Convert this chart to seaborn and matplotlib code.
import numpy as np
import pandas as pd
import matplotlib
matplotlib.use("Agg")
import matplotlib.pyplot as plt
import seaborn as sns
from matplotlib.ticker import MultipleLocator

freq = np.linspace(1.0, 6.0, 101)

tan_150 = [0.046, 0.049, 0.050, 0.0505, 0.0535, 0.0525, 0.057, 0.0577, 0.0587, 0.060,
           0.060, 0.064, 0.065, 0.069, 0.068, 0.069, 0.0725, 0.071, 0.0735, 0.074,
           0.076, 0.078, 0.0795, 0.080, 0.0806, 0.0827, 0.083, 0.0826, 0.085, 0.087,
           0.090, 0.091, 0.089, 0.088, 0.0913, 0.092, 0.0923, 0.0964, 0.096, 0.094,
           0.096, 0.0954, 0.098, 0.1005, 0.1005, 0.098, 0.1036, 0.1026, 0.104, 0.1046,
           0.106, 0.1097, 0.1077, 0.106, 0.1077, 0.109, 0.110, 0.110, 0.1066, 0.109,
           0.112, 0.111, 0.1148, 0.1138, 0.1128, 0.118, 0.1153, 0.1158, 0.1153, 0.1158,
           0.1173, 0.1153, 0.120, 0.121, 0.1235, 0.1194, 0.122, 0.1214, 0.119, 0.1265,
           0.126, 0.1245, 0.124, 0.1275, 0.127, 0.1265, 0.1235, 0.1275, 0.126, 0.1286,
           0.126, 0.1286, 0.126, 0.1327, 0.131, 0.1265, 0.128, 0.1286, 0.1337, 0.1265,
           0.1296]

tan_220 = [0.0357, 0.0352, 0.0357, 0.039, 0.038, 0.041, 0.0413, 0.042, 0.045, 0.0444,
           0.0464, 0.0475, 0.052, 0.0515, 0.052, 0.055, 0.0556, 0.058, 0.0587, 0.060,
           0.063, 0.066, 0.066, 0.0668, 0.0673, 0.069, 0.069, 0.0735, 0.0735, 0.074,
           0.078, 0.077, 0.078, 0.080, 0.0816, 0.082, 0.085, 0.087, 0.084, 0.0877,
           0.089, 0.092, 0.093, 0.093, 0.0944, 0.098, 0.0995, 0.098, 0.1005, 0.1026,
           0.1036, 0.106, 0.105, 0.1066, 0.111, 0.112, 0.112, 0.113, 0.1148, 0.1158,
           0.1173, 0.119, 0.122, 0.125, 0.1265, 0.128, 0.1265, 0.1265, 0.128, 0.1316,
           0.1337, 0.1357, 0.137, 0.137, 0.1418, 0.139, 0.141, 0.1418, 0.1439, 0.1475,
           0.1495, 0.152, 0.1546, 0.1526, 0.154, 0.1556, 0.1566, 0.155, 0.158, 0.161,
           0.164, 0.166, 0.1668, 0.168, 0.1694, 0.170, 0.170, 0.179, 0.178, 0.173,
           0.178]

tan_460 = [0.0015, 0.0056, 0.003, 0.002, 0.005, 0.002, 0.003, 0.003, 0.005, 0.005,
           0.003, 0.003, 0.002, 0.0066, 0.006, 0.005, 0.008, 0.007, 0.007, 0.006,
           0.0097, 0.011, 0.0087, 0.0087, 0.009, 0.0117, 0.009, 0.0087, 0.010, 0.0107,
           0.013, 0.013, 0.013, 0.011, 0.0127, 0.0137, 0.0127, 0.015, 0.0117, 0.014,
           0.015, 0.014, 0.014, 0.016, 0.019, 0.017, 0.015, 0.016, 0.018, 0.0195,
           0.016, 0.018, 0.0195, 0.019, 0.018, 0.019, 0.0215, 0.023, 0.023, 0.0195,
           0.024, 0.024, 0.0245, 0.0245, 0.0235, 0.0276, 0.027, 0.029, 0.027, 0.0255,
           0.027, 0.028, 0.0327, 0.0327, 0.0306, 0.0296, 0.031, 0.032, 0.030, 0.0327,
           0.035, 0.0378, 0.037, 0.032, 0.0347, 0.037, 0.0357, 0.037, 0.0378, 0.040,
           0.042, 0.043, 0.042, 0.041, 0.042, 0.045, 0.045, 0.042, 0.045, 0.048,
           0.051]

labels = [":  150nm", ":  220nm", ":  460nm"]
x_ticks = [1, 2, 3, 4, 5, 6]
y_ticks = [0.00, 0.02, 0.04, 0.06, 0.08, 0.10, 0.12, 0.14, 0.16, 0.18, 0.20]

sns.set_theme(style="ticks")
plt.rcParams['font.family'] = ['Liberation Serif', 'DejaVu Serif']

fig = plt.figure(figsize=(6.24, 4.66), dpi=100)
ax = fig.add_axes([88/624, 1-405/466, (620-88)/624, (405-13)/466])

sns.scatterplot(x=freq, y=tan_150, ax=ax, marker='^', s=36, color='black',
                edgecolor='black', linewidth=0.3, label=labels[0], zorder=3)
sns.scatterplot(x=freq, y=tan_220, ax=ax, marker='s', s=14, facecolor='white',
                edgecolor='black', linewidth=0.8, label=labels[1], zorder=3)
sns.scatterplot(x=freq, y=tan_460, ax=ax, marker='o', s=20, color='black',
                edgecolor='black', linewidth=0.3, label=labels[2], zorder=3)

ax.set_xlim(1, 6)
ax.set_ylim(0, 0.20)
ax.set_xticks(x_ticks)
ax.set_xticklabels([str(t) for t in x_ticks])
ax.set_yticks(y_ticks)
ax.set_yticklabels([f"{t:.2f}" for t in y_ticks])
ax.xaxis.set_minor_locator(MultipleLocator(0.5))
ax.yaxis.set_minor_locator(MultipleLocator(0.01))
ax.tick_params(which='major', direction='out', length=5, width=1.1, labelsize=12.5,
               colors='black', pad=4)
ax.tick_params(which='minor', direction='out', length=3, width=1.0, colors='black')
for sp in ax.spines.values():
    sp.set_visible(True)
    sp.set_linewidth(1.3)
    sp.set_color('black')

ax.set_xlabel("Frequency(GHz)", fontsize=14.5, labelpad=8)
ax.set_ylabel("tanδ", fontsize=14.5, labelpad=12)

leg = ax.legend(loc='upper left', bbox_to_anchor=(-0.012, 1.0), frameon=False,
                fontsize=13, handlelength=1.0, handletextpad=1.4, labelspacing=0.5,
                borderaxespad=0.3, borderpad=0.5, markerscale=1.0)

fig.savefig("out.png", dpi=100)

#####

**DIRECTION**
Take the lines above and retype all of them exactly.

**RESPONSE TO THIS EXERCISE**
Convert this chart to seaborn and matplotlib code.
import numpy as np
import pandas as pd
import matplotlib
matplotlib.use("Agg")
import matplotlib.pyplot as plt
import seaborn as sns
from matplotlib.ticker import MultipleLocator

freq = np.linspace(1.0, 6.0, 101)

tan_150 = [0.046, 0.049, 0.050, 0.0505, 0.0535, 0.0525, 0.057, 0.0577, 0.0587, 0.060,
           0.060, 0.064, 0.065, 0.069, 0.068, 0.069, 0.0725, 0.071, 0.0735, 0.074,
           0.076, 0.078, 0.0795, 0.080, 0.0806, 0.0827, 0.083, 0.0826, 0.085, 0.087,
           0.090, 0.091, 0.089, 0.088, 0.0913, 0.092, 0.0923, 0.0964, 0.096, 0.094,
           0.096, 0.0954, 0.098, 0.1005, 0.1005, 0.098, 0.1036, 0.1026, 0.104, 0.1046,
           0.106, 0.1097, 0.1077, 0.106, 0.1077, 0.109, 0.110, 0.110, 0.1066, 0.109,
           0.112, 0.111, 0.1148, 0.1138, 0.1128, 0.118, 0.1153, 0.1158, 0.1153, 0.1158,
           0.1173, 0.1153, 0.120, 0.121, 0.1235, 0.1194, 0.122, 0.1214, 0.119, 0.1265,
           0.126, 0.1245, 0.124, 0.1275, 0.127, 0.1265, 0.1235, 0.1275, 0.126, 0.1286,
           0.126, 0.1286, 0.126, 0.1327, 0.131, 0.1265, 0.128, 0.1286, 0.1337, 0.1265,
           0.1296]

tan_220 = [0.0357, 0.0352, 0.0357, 0.039, 0.038, 0.041, 0.0413, 0.042, 0.045, 0.0444,
           0.0464, 0.0475, 0.052, 0.0515, 0.052, 0.055, 0.0556, 0.058, 0.0587, 0.060,
           0.063, 0.066, 0.066, 0.0668, 0.0673, 0.069, 0.069, 0.0735, 0.0735, 0.074,
           0.078, 0.077, 0.078, 0.080, 0.0816, 0.082, 0.085, 0.087, 0.084, 0.0877,
           0.089, 0.092, 0.093, 0.093, 0.0944, 0.098, 0.0995, 0.098, 0.1005, 0.1026,
           0.1036, 0.106, 0.105, 0.1066, 0.111, 0.112, 0.112, 0.113, 0.1148, 0.1158,
           0.1173, 0.119, 0.122, 0.125, 0.1265, 0.128, 0.1265, 0.1265, 0.128, 0.1316,
           0.1337, 0.1357, 0.137, 0.137, 0.1418, 0.139, 0.141, 0.1418, 0.1439, 0.1475,
           0.1495, 0.152, 0.1546, 0.1526, 0.154, 0.1556, 0.1566, 0.155, 0.158, 0.161,
           0.164, 0.166, 0.1668, 0.168, 0.1694, 0.170, 0.170, 0.179, 0.178, 0.173,
           0.178]

tan_460 = [0.0015, 0.0056, 0.003, 0.002, 0.005, 0.002, 0.003, 0.003, 0.005, 0.005,
           0.003, 0.003, 0.002, 0.0066, 0.006, 0.005, 0.008, 0.007, 0.007, 0.006,
           0.0097, 0.011, 0.0087, 0.0087, 0.009, 0.0117, 0.009, 0.0087, 0.010, 0.0107,
           0.013, 0.013, 0.013, 0.011, 0.0127, 0.0137, 0.0127, 0.015, 0.0117, 0.014,
           0.015, 0.014, 0.014, 0.016, 0.019, 0.017, 0.015, 0.016, 0.018, 0.0195,
           0.016, 0.018, 0.0195, 0.019, 0.018, 0.019, 0.0215, 0.023, 0.023, 0.0195,
           0.024, 0.024, 0.0245, 0.0245, 0.0235, 0.0276, 0.027, 0.029, 0.027, 0.0255,
           0.027, 0.028, 0.0327, 0.0327, 0.0306, 0.0296, 0.031, 0.032, 0.030, 0.0327,
           0.035, 0.0378, 0.037, 0.032, 0.0347, 0.037, 0.0357, 0.037, 0.0378, 0.040,
           0.042, 0.043, 0.042, 0.041, 0.042, 0.045, 0.045, 0.042, 0.045, 0.048,
           0.051]

labels = [":  150nm", ":  220nm", ":  460nm"]
x_ticks = [1, 2, 3, 4, 5, 6]
y_ticks = [0.00, 0.02, 0.04, 0.06, 0.08, 0.10, 0.12, 0.14, 0.16, 0.18, 0.20]

sns.set_theme(style="ticks")
plt.rcParams['font.family'] = ['Liberation Serif', 'DejaVu Serif']

fig = plt.figure(figsize=(6.24, 4.66), dpi=100)
ax = fig.add_axes([88/624, 1-405/466, (620-88)/624, (405-13)/466])

sns.scatterplot(x=freq, y=tan_150, ax=ax, marker='^', s=36, color='black',
                edgecolor='black', linewidth=0.3, label=labels[0], zorder=3)
sns.scatterplot(x=freq, y=tan_220, ax=ax, marker='s', s=14, facecolor='white',
                edgecolor='black', linewidth=0.8, label=labels[1], zorder=3)
sns.scatterplot(x=freq, y=tan_460, ax=ax, marker='o', s=20, color='black',
                edgecolor='black', linewidth=0.3, label=labels[2], zorder=3)

ax.set_xlim(1, 6)
ax.set_ylim(0, 0.20)
ax.set_xticks(x_ticks)
ax.set_xticklabels([str(t) for t in x_ticks])
ax.set_yticks(y_ticks)
ax.set_yticklabels([f"{t:.2f}" for t in y_ticks])
ax.xaxis.set_minor_locator(MultipleLocator(0.5))
ax.yaxis.set_minor_locator(MultipleLocator(0.01))
ax.tick_params(which='major', direction='out', length=5, width=1.1, labelsize=12.5,
               colors='black', pad=4)
ax.tick_params(which='minor', direction='out', length=3, width=1.0, colors='black')
for sp in ax.spines.values():
    sp.set_visible(True)
    sp.set_linewidth(1.3)
    sp.set_color('black')

ax.set_xlabel("Frequency(GHz)", fontsize=14.5, labelpad=8)
ax.set_ylabel("tanδ", fontsize=14.5, labelpad=12)

leg = ax.legend(loc='upper left', bbox_to_anchor=(-0.012, 1.0), frameon=False,
                fontsize=13, handlelength=1.0, handletextpad=1.4, labelspacing=0.5,
                borderaxespad=0.3, borderpad=0.5, markerscale=1.0)

fig.savefig("out.png", dpi=100)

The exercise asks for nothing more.